(a) A plane timetable states that a particular plane is due at 2pm but the actual arrival time isuniformly distributed between 1pm and 3pm.

(i) Calculate the probability that the plane arrives between 1:30pm and 2:10pm.

(ii) What arrival time can you be confident in stating that 95% of planes will arrive before?

iii)What percentage of flights arrive within one standard deviation of the mean arrival time?

(b) A cheese company produces a 500g packet of mozzarella cheese.

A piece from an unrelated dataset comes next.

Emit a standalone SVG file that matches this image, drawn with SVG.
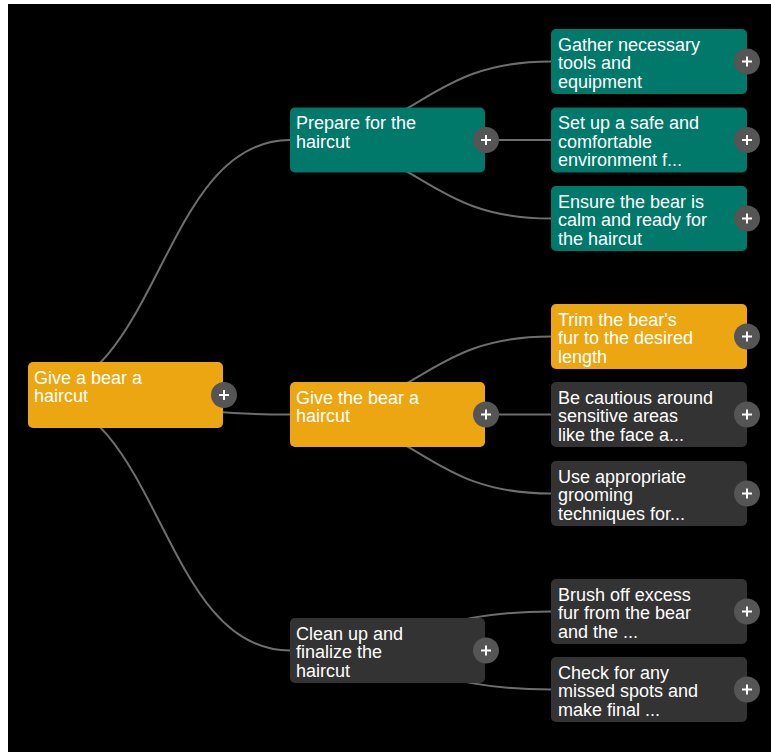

If the packet weight is normally distributed with a mean of 505g and a standard deviation of 4g,

i) What percentage of packets are underweight ie. less than 500g?

(ii) What weight can the company guarantee its customers that 99% of mozzarella cheese packets weigh more than?

(iii) If the company wants to guarantee customers than only 1% of mozzarella packets of cheese are underweight, what mean weight should the company fill packets with, if the standard deviation remains unchanged at 4g?

(c) The number of employees absent from work at a large electronics manufacturing plant over a period of 106 days was given in Question 2 of Assignment 1. Decide whether the data appear to be approximately normally distributed by:

(i) Comparing data characteristics to theoretical properties.

(ii) Using PHStat2 to construct a normal probability plot.

(d) The owner of a self-service carwash has found that customers take an average of 12 minutes to wash and dry their cars. Assuming that the self-service times are exponentially distributed, what percentage of customers take less than 10 minutes?